Uh, OK. Jon, you're talking to a history professor. It's hard for me to stop talking. You won't need more than one more [tape].

[Sounds of cassette being removed from recorder, new cassette being inserted.]

Uh, I let it be known that I just plain didn't like that History in the Business World track because I didn't have access to the kind of internships that would have been real history in the business world. I didn't know of anybody in North Carolina - I still don't - who hires professional historians to do history in a business context. And, uh, Mary Jo Bratton and I, at one point, got into a real knock-down drag-out [fight] about it and that's better not discussed. At any rate, I was always opposed to it and, uh, the response was always, well, I just didn't know what I was talking about or that we needed this business world thing for people who couldn't get jobs as historians. Well, I would say, that's not what public history is for and they would say I just didn't know what I was talking about. And then I really got in trouble when I suggested that public historians could use foreign languages just as well as anybody else could; that when I went to the Mariners' Museum I frequently had to correspond with people in France and in Germany - and I had a little French and a little German from college - and one time I had to take a couple of gentlemen from the Cousteau Society around the museum and they didn't speak English very well so we communicated somehow in French. Um, I thought that not having the language requirement was a mistake and over the years we tinkered with it a little but it stayed pretty much that way for quite a while.

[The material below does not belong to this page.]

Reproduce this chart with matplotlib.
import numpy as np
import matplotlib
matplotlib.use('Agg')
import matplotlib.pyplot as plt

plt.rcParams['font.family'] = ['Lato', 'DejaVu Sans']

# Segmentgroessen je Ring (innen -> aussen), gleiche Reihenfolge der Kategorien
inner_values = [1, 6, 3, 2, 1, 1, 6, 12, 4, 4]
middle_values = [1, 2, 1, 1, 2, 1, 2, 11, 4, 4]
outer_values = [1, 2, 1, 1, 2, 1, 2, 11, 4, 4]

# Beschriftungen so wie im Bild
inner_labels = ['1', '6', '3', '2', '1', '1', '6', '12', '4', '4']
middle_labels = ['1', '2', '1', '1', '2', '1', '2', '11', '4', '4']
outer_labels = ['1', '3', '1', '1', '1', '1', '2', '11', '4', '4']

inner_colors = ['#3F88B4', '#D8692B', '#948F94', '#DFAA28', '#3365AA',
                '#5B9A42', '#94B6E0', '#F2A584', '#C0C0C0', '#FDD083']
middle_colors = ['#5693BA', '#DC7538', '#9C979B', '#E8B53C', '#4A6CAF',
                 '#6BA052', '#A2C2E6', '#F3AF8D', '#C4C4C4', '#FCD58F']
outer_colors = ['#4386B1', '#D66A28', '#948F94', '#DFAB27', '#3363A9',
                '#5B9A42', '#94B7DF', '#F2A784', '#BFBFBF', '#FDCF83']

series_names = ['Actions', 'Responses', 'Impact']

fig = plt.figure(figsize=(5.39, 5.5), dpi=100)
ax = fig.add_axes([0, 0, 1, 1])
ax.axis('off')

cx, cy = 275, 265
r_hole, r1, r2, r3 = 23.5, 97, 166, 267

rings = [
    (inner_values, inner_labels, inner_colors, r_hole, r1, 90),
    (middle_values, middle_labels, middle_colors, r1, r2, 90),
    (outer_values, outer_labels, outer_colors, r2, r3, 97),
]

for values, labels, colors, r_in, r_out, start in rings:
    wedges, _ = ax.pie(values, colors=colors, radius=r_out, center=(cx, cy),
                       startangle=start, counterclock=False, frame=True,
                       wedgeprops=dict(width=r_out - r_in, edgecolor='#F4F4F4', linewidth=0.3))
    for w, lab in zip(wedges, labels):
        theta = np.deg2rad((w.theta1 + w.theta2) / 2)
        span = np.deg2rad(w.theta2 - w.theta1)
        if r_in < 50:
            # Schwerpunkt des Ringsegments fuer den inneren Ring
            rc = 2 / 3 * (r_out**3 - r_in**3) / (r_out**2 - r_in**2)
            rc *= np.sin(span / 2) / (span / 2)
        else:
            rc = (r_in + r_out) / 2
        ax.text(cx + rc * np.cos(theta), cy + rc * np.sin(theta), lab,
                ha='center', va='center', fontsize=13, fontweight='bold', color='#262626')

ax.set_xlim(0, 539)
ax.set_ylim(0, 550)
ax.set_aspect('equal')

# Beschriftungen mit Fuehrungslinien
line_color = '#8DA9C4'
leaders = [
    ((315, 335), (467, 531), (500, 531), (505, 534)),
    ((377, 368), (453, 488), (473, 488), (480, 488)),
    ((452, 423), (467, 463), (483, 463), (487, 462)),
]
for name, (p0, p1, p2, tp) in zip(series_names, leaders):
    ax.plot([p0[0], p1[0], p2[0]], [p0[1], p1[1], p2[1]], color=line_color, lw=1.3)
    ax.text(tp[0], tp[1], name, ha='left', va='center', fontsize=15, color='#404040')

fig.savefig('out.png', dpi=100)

Now, I'd like, if I may, to go back and correct a mistake that I made earlier and it was a pretty big one. I said that the three tracks in public history originally were Museums and Historic Sites, Archives, and I think I said, Oh yeah, and History in the Business World. I was wrong. There was no Archives track. The other one was Maritime History. And Bill Still was never a big fan of that because he said that there were not decent jobs in maritime history contexts for people without Masters degrees. And my response was well there aren't really decent jobs in museums and historic sites for people without Masters degrees. And, well, you just don't know what you're talking about, or whatever. Um, Bill Still never disagreed with me on that point, I will say that but a lot of other people did.

The NCPH has always taken the position that public history belongs on the graduate level. I have always maintained that in North Carolina an exception is justified because this has always been - at least up to the present time -- an excellent state for people to look around for jobs in public history institutions. And they do hire undergraduates. We've had a pretty decent record of job placement for our graduates, um, anyway, I wanted to correct that about the maritime history track.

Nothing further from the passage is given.